見たところ外傷はなさそうだけど、もしや病気にでも?
じっと見ていてもブニはちっとも動かないままなので、玄関から回ってこわごわ近寄っていったら。
外に出てきたワタシを見て、ブニは目にも止まらぬスピード起き上がり、軽やかに走り去って行った。
寝ていただけらしい。
あああ良かった。
良かったよ~!
ほんの何分かの間だったが、いろいろなことを考えてしまった。
ぶっ倒れているブニを放っておくことはできない。
ワシが優しいからでは決してなくて、うちの窓の前でシなれたらヤだからだ。
シなれたらヤなので病院に連れて行くが、診てもらった結果、長期にわたって治療が必要になるかもしれない。
治療するのはいいけれど、弱っているブニを外に出すことはできない。
もしかしたら生涯、治療やケアが必要になるかもしれない。
いよいよ外には戻せない。
完治したとしても、いったん家の中に入れた猫を、しかも本猫が家に馴染んだりした場合、やっぱり外には戻せない。
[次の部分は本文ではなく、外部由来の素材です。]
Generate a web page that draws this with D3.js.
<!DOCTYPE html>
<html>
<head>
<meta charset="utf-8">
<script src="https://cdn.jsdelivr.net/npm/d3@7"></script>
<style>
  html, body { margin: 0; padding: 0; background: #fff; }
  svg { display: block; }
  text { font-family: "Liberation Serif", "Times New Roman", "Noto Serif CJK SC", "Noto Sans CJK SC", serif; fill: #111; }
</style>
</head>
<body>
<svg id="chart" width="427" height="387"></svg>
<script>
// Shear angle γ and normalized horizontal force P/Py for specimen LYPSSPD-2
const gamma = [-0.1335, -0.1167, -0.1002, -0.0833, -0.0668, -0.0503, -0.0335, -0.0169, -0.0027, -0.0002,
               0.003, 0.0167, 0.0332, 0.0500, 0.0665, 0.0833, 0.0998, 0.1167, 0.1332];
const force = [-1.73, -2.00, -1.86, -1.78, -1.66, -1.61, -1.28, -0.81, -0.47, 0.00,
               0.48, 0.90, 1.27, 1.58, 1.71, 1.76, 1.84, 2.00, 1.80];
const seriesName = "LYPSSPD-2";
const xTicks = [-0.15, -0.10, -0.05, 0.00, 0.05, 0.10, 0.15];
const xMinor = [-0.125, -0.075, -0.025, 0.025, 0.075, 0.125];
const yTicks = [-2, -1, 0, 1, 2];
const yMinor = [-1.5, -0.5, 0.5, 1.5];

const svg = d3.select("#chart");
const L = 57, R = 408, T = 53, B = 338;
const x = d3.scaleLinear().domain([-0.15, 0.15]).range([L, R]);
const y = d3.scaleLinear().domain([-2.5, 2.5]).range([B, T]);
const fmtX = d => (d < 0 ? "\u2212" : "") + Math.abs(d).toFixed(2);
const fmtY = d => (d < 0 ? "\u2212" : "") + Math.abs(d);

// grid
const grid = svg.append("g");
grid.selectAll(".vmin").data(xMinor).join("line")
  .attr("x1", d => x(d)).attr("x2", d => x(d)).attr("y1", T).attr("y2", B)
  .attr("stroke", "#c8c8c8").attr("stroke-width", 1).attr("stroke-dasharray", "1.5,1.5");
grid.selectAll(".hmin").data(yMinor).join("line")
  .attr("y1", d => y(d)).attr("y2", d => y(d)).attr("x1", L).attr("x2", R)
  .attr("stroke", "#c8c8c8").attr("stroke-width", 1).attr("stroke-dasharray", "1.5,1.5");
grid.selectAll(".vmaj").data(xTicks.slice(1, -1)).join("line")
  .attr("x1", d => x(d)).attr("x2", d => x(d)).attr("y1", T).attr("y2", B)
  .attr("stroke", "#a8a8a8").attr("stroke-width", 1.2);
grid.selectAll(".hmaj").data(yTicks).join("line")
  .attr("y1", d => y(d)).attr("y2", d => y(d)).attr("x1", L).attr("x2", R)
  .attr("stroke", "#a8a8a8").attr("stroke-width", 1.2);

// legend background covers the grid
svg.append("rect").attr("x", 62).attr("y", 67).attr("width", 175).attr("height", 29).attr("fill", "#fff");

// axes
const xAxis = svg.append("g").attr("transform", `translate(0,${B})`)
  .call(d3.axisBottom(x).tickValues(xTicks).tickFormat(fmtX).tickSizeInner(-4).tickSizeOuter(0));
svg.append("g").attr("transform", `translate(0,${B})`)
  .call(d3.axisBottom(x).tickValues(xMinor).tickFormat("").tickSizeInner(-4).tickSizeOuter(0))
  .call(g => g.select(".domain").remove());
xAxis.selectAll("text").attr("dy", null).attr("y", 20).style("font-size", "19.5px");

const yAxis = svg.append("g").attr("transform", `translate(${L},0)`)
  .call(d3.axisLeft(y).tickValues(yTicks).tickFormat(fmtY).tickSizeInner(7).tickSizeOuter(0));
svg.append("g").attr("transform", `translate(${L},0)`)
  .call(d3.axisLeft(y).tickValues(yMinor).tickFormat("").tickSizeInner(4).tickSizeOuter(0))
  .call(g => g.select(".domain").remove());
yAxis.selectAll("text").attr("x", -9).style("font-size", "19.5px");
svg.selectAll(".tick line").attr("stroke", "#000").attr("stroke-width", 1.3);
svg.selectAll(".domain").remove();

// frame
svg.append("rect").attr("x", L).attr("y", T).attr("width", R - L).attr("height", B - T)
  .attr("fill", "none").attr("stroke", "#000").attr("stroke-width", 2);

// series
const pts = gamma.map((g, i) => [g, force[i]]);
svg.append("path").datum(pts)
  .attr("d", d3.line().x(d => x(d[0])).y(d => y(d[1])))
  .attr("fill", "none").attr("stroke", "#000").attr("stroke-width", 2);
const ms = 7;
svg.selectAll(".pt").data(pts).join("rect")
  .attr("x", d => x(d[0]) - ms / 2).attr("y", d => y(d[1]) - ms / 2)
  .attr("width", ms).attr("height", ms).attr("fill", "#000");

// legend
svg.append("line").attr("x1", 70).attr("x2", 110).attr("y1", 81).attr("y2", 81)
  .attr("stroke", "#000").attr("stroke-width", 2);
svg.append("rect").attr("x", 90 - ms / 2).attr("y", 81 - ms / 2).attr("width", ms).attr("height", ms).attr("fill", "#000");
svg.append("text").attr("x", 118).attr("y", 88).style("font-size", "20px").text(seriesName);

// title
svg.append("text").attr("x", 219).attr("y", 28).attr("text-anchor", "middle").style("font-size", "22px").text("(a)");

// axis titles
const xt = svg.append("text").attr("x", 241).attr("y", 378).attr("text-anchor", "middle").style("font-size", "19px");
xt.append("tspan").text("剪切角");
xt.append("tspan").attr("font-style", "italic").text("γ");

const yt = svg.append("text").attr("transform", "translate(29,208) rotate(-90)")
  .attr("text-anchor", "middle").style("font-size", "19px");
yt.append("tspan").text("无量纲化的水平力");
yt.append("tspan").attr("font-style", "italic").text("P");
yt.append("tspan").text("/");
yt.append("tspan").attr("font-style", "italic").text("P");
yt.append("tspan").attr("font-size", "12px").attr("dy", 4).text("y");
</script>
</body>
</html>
もうどう転んでも、外には戻せない(ような気がする)。
里親が見つかる可能性は、限りなく低いと思う。
ブニがうちで暮らすことになったら、らくは怒るだろうか。
らくが受け入れてくれたとしても、ブニが感染する可能性のある病気を持っていたらどうしよう。
ブニのこの先の一生に責任を持つ覚悟があるのかワシ?
などなどなどなど、心が千路に乱れた数分間だった。
ブニちゃんたら、もう。
紛らわしい場所で、紛らわしい格好で寝ていただけで、ほんとにえがった~。